Today, 1 May 2015, R&B great Ben E. King, born Benjamin Earl Nelson in North Carolina, died of natural causes in New Jersey. King initially found success as a member of the doo-wop group The Drifters, whose biggest hits were “Save the Last Dance for Me” and “There Goes My Baby,” which he co-wrote. The Drifters were paid only $100 a week by their scum-bucket manager, and after his request for a raise was turned down, Ben decided to try a solo career.
He released “Spanish Harlem in 1961 as his first solo hit. His biggest record, however, was “Stand By Me,” which hit the Top 10 upon its release in 1961 and charted in 1986 when it was featured in the hit film of the same name. The re-release gave King his 1st Number One hit in the UK. King initially intended “Stand by Me” to be for the Drifters, but he said they turned it down. Their loss and prosperity’s gain. The song went on to chart 7 more times by artists releasing covers of it. The Drifters did eventually perform the song, but the lead vocals paled in comparison to King’s.

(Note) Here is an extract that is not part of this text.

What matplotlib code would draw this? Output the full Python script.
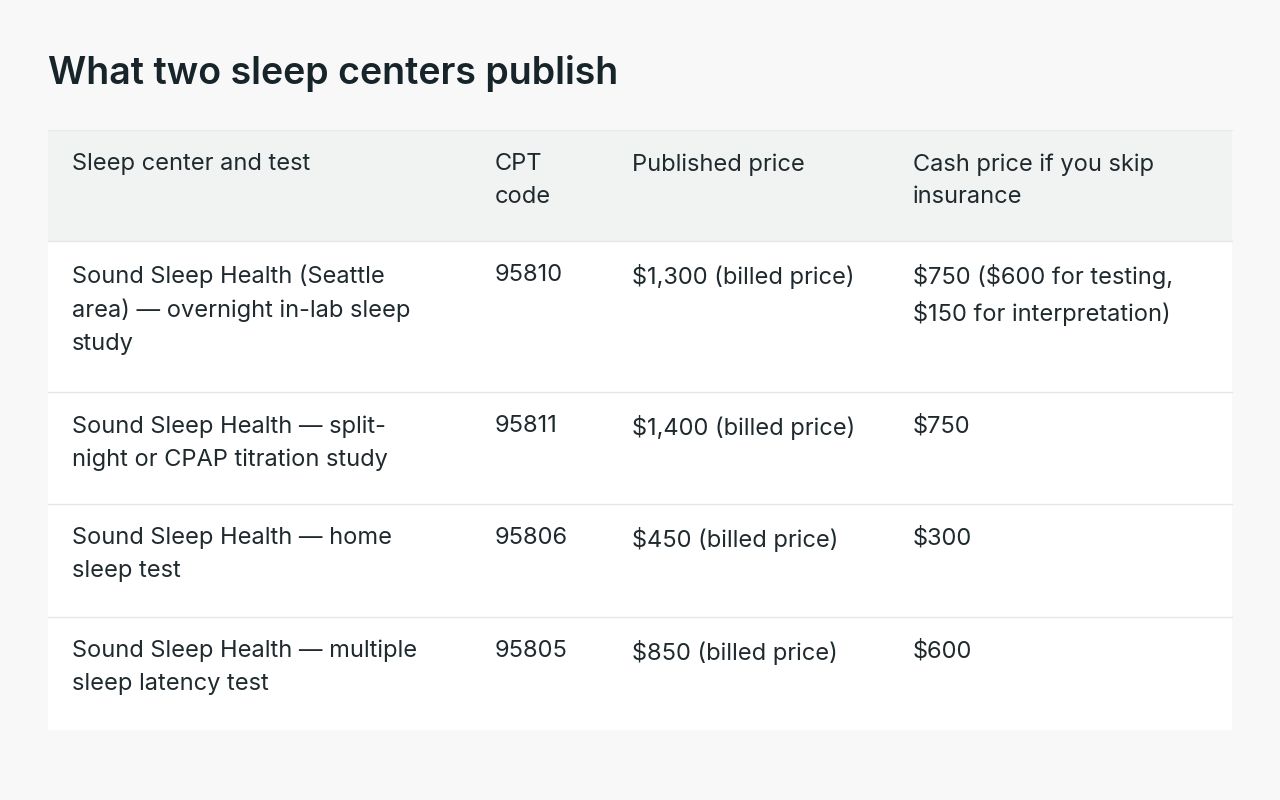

“Stand By Me,” “Spanish Harlem,” and “There Goes My Baby” were all named on the Rock and Roll Hall of Fame’s list of 500 Songs that Shaped Rock and Roll, and were all given a Grammy Hall of Fame Award. US Library of Congress added it to the National Recording Registry, declaring that “it was King’s incandescent vocal that made it a classic”. “Spanish Harlem,” written by Jerry Leiber and Phil Spector, features Spector’s familiar Wall of Sound (over) production, which the song didn’t need, and a strong echo chamber to give him additional resonance on the shitty sound systems that persisted at the time.
King is also known for his Ben E King Stand By Me Foundation, a charity that aids “deserving youths working to further their education and to assist various civic organizations and associations in their efforts to improve the quality of life of their constituents.” King was aged 76.